Les auteurs ont raison d’employer ces sources pour désacraliser un passé qui ne cesse de peser sur les musulmans, pour les amener à une adaptation des enseignements dans leur milieu. Mais ils ne peuvent pas considérer ces mêmes sources comme des ouvrages d’histoire au sens actuel. À juste titre, ils constatent que la plupart des musulmans ne s’aventureront pas dans une recherche de sens, encore moins dans une interprétation. Comment peuvent-ils y parvenir, alors que la plupart des chercheurs s’accordent à dire que cela nécessite une remise à plat de tous les acquis concernant l’histoire de cette période ? La pensée musulmane contemporaine fonctionne à huis clos. Puisque le littéralisme s’impose, il est urgent de changer le système éducatif dans la plupart des pays arabes mais aussi musulmans, où l’apprentissage est déficient et où il est hors de question de porter un regard critique sur les textes sacrés. L’enseignement est fondé sur un apprentissage passif, de la maternelle jusqu’aux hautes sphères de l’université. Or comment une personne, guidée par un référent de sa naissance jusqu’à la tombe [9], peut-elle, d’un coup de baguette magique, acquérir la capacité d’une réflexion personnelle ?
Le constat émis par les auteurs n’est pas sans intérêt. Il est évident que tout bon musulman doit être en mesure de comprendre le texte qu’il est amené à répéter cinq fois par jour. Mais, étant donné qu’on l’a toujours fait à sa place, en a-t-il les moyens ? Les lui donne-t-on ? Il me semble que les réponses sont à chercher à ce niveau. Le moment le plus fort de l’ouvrage est celui où les auteurs s’appliquent à montrer que les musulmans des premiers siècles de l’islam avaient la liberté de poser des questions franches, qu’ils n’hésitaient pas à décrier tout ce qui pouvait leur sembler en désaccord avec leur vision des choses. Mais il faut rappeler que cela ne fut possible qu’avant que le pouvoir central – et à travers lui la Tradition – prenne en charge la restructuration de ce qui allait devenir le modèle à suivre pour tout musulman.

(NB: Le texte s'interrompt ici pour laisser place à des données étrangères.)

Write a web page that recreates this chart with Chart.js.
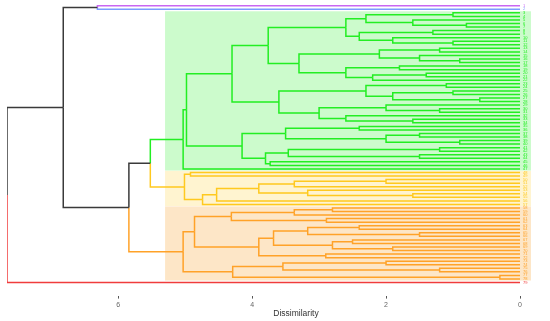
<!DOCTYPE html>
<html lang="en">
<head>
<meta charset="UTF-8">
<title>Dendrogram</title>
<script src="https://cdn.jsdelivr.net/npm/chart.js"></script>
<style>
  html, body { margin: 0; padding: 0; background: #fff; }
  #wrap { width: 550px; height: 321px; }
</style>
</head>
<body>
<div id="wrap"><canvas id="dend"></canvas></div>
<script>
// leaf labels, top to bottom (too small to read in the source, so plain ids)
const leafLabels = [
  '1','2','3','4','5','6','7','8','9','10','11','12','13','14','15','16','17','18','19','20',
  '21','22','23','24','25','26','27','28','29','30','31','32','33','34','35','36','37','38','39','40',
  '41','42','43','44','45','46','47','48','49','50','51','52','53','54','55','56','57','58','59','60',
  '61','62','63','64','65','66','67','68','69','70','71','72','73','74','75','76','77','78','79'
];

// k = 6 clusters, top to bottom
const clusterSizes  = [1, 1, 45, 10, 21, 1];
const clusterColors = ['#c966f2', '#7c9cff', '#22ee22', '#ffc91f', '#ffa228', '#f03c3c'];
const clusterFills  = [null, null, 'rgba(40,240,40,0.24)', 'rgba(255,205,40,0.22)', 'rgba(248,160,40,0.26)', null];
const rectCut = 5.3;

// subtrees: [height, upper, lower]; plain numbers are leaf indices
const greenTree = [5.03,
  [4.98,
    [4.3,
      [3.76,
        [2.6, [2.3, [1.0, 2, 3], [1.6, 4, [0.8, 5, 6]]], [2.4, [1.3, 7, 8], [1.9, 9, [1.0, 10, 11]]]],
        [3.3, [2.1, [1.2, 12, 13], [1.5, 14, [0.9, 15, 16]]], [2.6, [1.8, 17, 18], [2.2, [1.4, 19, 20], 21]]]],
      [3.6,
        [2.3, [1.1, 22, 23], [1.9, [1.0, 24, 25], [0.6, 26, 27]]],
        [3.0, [2.0, 28, [1.2, 29, 30]], [2.6, 31, [1.6, 32, 33]]]]],
    [4.15,
      [3.5, [2.4, 34, 35], [2.0, [1.5, 36, 37], [0.9, 38, 39]]],
      [3.8, [3.46, [1.2, 40, 41], [1.5, 42, 43]], [3.73, 44, 45]]]],
  46];

const yellowTree = [5.01, [4.92, 47, 48],
  [4.74, [4.53, [3.9, [3.37, [2.0, 49, 50], 51], [3.17, 52, [1.6, 53, 54]]], 55], 56]];

const orangeTree = [5.03,
  [4.86,
    [4.31, [3.37, [2.8, 57, 58], 59], [2.89, 60, 61]],
    [3.9,
      [3.68, [3.17, [2.4, 62, 63], [1.5, 64, 65]], [2.8, [2.5, 66, 67], [1.9, 68, 69]]],
      [2.9, 70, 71]]],
  [4.29, [3.54, [2.0, 72, 73], [1.2, 74, 75]], [0.3, 76, 77]]];

const tree = [7.66, [6.82, [6.31, 0, 1], [5.84, [5.52, greenTree, yellowTree], orangeTree]], 78];

const xTicks = [0, 2, 4, 6];

// ---- layout helpers
const leafCluster = [];
clusterSizes.forEach((s, c) => { for (let i = 0; i < s; i++) leafCluster.push(c); });

function leavesOf(n) { return Array.isArray(n) ? leavesOf(n[1]).concat(leavesOf(n[2])) : [n]; }
function yOf(n) { return Array.isArray(n) ? (yOf(n[1]) + yOf(n[2])) / 2 : n; }
function hOf(n) { return Array.isArray(n) ? n[0] : 0; }
function colorOf(n) {
  const cs = new Set(leavesOf(n).map(i => leafCluster[i]));
  return cs.size === 1 ? clusterColors[[...cs][0]] : '#3a3a3a';
}

const datasets = [];
function walk(n) {
  if (!Array.isArray(n)) return;
  const h = n[0], y = yOf(n);
  [n[1], n[2]].forEach(c => {
    const yc = yOf(c);
    datasets.push({
      data: [{ x: h, y: y }, { x: h, y: yc }, { x: hOf(c), y: yc }],
      showLine: true,
      borderColor: colorOf(c),
      borderWidth: 1.5,
      pointRadius: 0,
      pointHoverRadius: 0,
      tension: 0
    });
    walk(c);
  });
}
walk(tree);

// cluster boxes behind the branches
const boxPlugin = {
  id: 'boxes',
  beforeDatasetsDraw(chart) {
    const { ctx, scales: { x, y }, chartArea } = chart;
    let start = 0;
    ctx.save();
    clusterSizes.forEach((s, c) => {
      if (clusterFills[c]) {
        const top = y.getPixelForValue(start - 0.45);
        const bot = y.getPixelForValue(start + s - 1 + 0.45);
        const left = x.getPixelForValue(rectCut);
        ctx.fillStyle = clusterFills[c];
        ctx.fillRect(left, top, chartArea.right + 11 - left, bot - top);
      }
      start += s;
    });
    ctx.restore();
  }
};

// leaf labels and axis title
const textPlugin = {
  id: 'texts',
  afterDraw(chart) {
    const { ctx, scales: { x, y } } = chart;
    ctx.save();
    ctx.font = '4px Arial';
    ctx.textBaseline = 'middle';
    ctx.textAlign = 'left';
    leafLabels.forEach((lab, i) => {
      ctx.fillStyle = clusterColors[leafCluster[i]];
      ctx.fillText(lab, x.getPixelForValue(0) + 3, y.getPixelForValue(i));
    });
    ctx.fillStyle = '#333';
    ctx.font = '8.5px Arial';
    ctx.textAlign = 'center';
    ctx.fillText('Dissimilarity', 296, 314);
    ctx.restore();
  }
};

new Chart(document.getElementById('dend'), {
  type: 'scatter',
  data: { datasets },
  options: {
    responsive: true,
    maintainAspectRatio: false,
    animation: false,
    layout: { padding: { left: 7, right: 30, top: 4, bottom: 10 } },
    plugins: { legend: { display: false }, tooltip: { enabled: false } },
    scales: {
      x: {
        type: 'linear',
        reverse: true,
        min: 0,
        max: 7.66,
        afterBuildTicks: s => { s.ticks = xTicks.map(v => ({ value: v })); },
        ticks: { color: '#666', font: { size: 7, family: 'Arial' }, padding: 2 },
        grid: { display: true, drawOnChartArea: false, drawTicks: true, tickLength: 3, color: '#555' },
        border: { display: false }
      },
      y: {
        type: 'linear',
        reverse: true,
        min: -0.5,
        max: 81.7,
        display: false
      }
    }
  },
  plugins: [boxPlugin, textPlugin]
});
</script>
</body>
</html>
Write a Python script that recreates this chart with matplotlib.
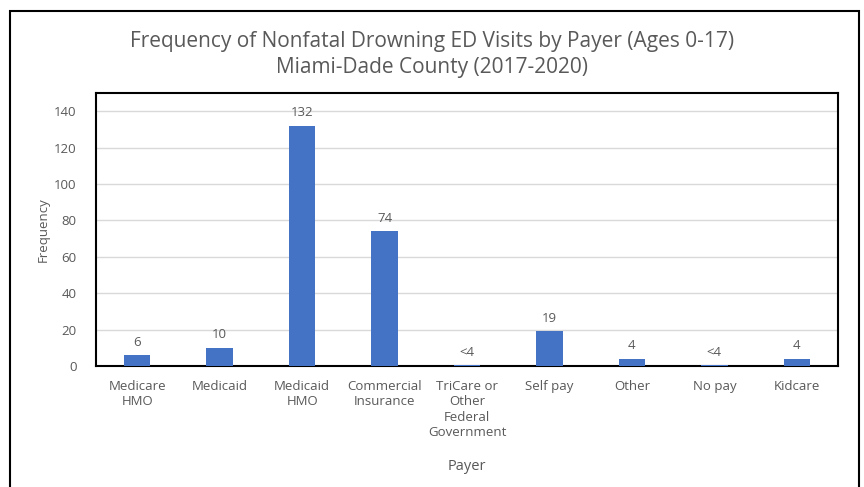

L’ouvrage peut sembler indispensable par les temps qui courent. Le dessein annoncé par les auteurs est de faire appel à l’intelligence des lecteurs musulmans en les incitant à poser des questions qu’ils n’ont pas l’habitude de (se) poser et à oser aborder le texte coranique sous un autre angle que celui qui leur a toujours été imposé. On ne peut que les en féliciter. Mais l’ouvrage a ses limites. Conférer un caractère historique à la présence de Dieu, comme l’ont fait les auteurs, dans un cadre spatio-temporel est un défi d’une tout autre ampleur. Il s’agit d’un Dieu que l’historiographie et la Tradition ont rendu présent afin de légitimer les événements. Il y a deux moments à distinguer. Le corpus exégétique est postérieur aux événements de la « révélation », il est là pour cadrer ou recadrer, au moment où les tenants de la Tradition voient le discours théologique leur échapper.